The consequences of this manufactured deadlock are not abstract. The absence of a functional government impedes budget planning, delays infrastructure projects, and sows uncertainty among investors. Public servants, local authorities, and ordinary citizens are left guessing. The longer the crisis drags on, the greater the temptation for actors like AUR to capitalize on discontent.

Dan's defenders are correct on one point: he is not the sole author of this crisis. The parties, too, have shirked responsibility, preferring tactical maneuvering to genuine compromise. Bolojan's shifting signals, the PSD's transactional approach, and AUR's opportunism each play a part. But the president's attempts to recast himself as a neutral arbiter ring hollow against the record of his own decisions.

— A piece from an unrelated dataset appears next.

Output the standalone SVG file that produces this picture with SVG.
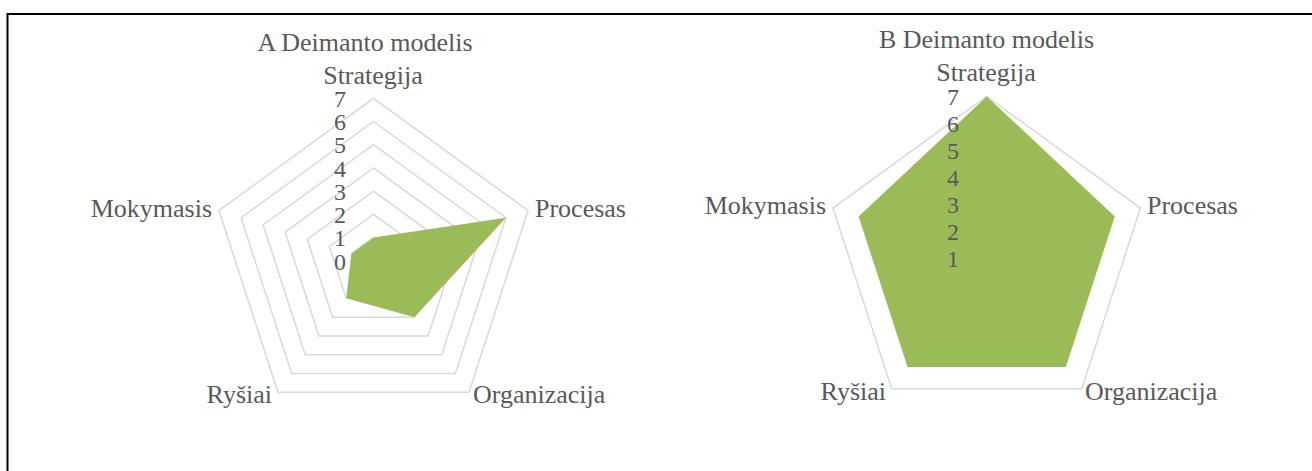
<svg xmlns="http://www.w3.org/2000/svg" width="1312" height="471" viewBox="0 0 1312 471">
<style>
text{font-family:"Liberation Serif","Times New Roman","DejaVu Serif",serif;font-size:26px;fill:#595959}
.ax{font-size:24px}
.ring{fill:none;stroke:#d9d9d9;stroke-width:1.5;stroke-linejoin:miter}
.area{fill:#9bbb59;stroke:none}
.mid{text-anchor:middle}
.end{text-anchor:end}
</style>
<rect width="1312" height="471" fill="#ffffff"/>
<path d="M7.5,471 V14 H1312" fill="none" stroke="#000" stroke-width="2"/>
<g id="chartA" font-family="Liberation Serif, serif">
<g id="gridA">
<polygon class="ring" points="373.5,237.59 395.58,253.63 387.14,279.58 359.86,279.58 351.42,253.63"/>
<polygon class="ring" points="373.5,214.37 417.66,246.45 400.79,298.36 346.21,298.36 329.34,246.45"/>
<polygon class="ring" points="373.5,191.16 439.73,239.28 414.43,317.14 332.57,317.14 307.27,239.28"/>
<polygon class="ring" points="373.5,167.94 461.81,232.10 428.08,335.92 318.92,335.92 285.19,232.10"/>
<polygon class="ring" points="373.5,144.73 483.89,224.93 441.73,354.70 305.27,354.70 263.11,224.93"/>
<polygon class="ring" points="373.5,121.51 505.97,217.76 455.37,373.49 291.63,373.49 241.03,217.76"/>
<polygon class="ring" points="373.5,98.3 528.05,210.58 469.02,392.27 277.98,392.27 218.95,210.58"/>
</g>
<polygon id="seriesA" class="area" points="373.5,237.59 505.97,217.76 414.43,317.14 346.21,298.36 351.42,253.63"/>
<g id="axisA" class="mid">
<text class="ax" x="340" y="107">7</text>
<text class="ax" x="340" y="130">6</text>
<text class="ax" x="340" y="153">5</text>
<text class="ax" x="340" y="176.5">4</text>
<text class="ax" x="340" y="199.5">3</text>
<text class="ax" x="340" y="223">2</text>
<text class="ax" x="340" y="246">1</text>
<text class="ax" x="340" y="269.5">0</text>
</g>
<text id="titleA" class="mid" x="365" y="51">A Deimanto modelis</text>
<text class="mid" x="373" y="84">Strategija</text>
<text x="535" y="217">Procesas</text>
<text x="473" y="403">Organizacija</text>
<text class="end" x="272" y="403">Ryšiai</text>
<text class="end" x="212" y="217">Mokymasis</text>
</g>
<g id="chartB">
<polygon class="ring" points="986.7,96.4 1140.39,208.06 1081.69,388.74 891.71,388.74 833.01,208.06"/>
<polygon id="seriesB" class="area" points="986.7,96.4 1114.78,216.38 1065.86,366.95 907.54,366.95 858.62,216.38"/>
<g id="axisB" class="mid">
<text class="ax" x="953" y="105">7</text>
<text class="ax" x="953" y="132">6</text>
<text class="ax" x="953" y="159">5</text>
<text class="ax" x="953" y="186">4</text>
<text class="ax" x="953" y="213">3</text>
<text class="ax" x="953" y="240">2</text>
<text class="ax" x="953" y="267">1</text>
</g>
<text id="titleB" class="mid" x="986.5" y="48">B Deimanto modelis</text>
<text class="mid" x="986" y="81">Strategija</text>
<text x="1147" y="214">Procesas</text>
<text x="1085" y="400">Organizacija</text>
<text class="end" x="886" y="400">Ryšiai</text>
<text class="end" x="826" y="214">Mokymasis</text>
</g>
</svg>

Some would argue that Dan's caution is justified, given the fragility of the parliamentary arithmetic. After all, no president can conjure a majority from thin air. Yet the record shows that Dan's approach has been less about prudence and more about calculated risk, placing bets on scenarios where he had neither the use nor the allies to see them through.

The deadlock is not merely the result of failed negotiations or stubborn party leaders. It is the product of a presidency that oscillates between intervention and withdrawal, between signaling preferences and disclaiming responsibility. Dan's invocation of "serious people" and "responsibility" ultimately serves to obscure the fact that, when the decisive moment arrived, he chose ambiguity over leadership.

His own admission, "it is possible I have made mistakes" in relation to citizens and supporters, marks the first glimmer of self-doubt. Yet even this is hedged, wrapped in vague references to the gravity of suspension and the need not to trivialize such measures.

The political deadlock is as much a consequence of presidential equivocation as it is of parliamentary division. The costs will be borne by those who can least afford them.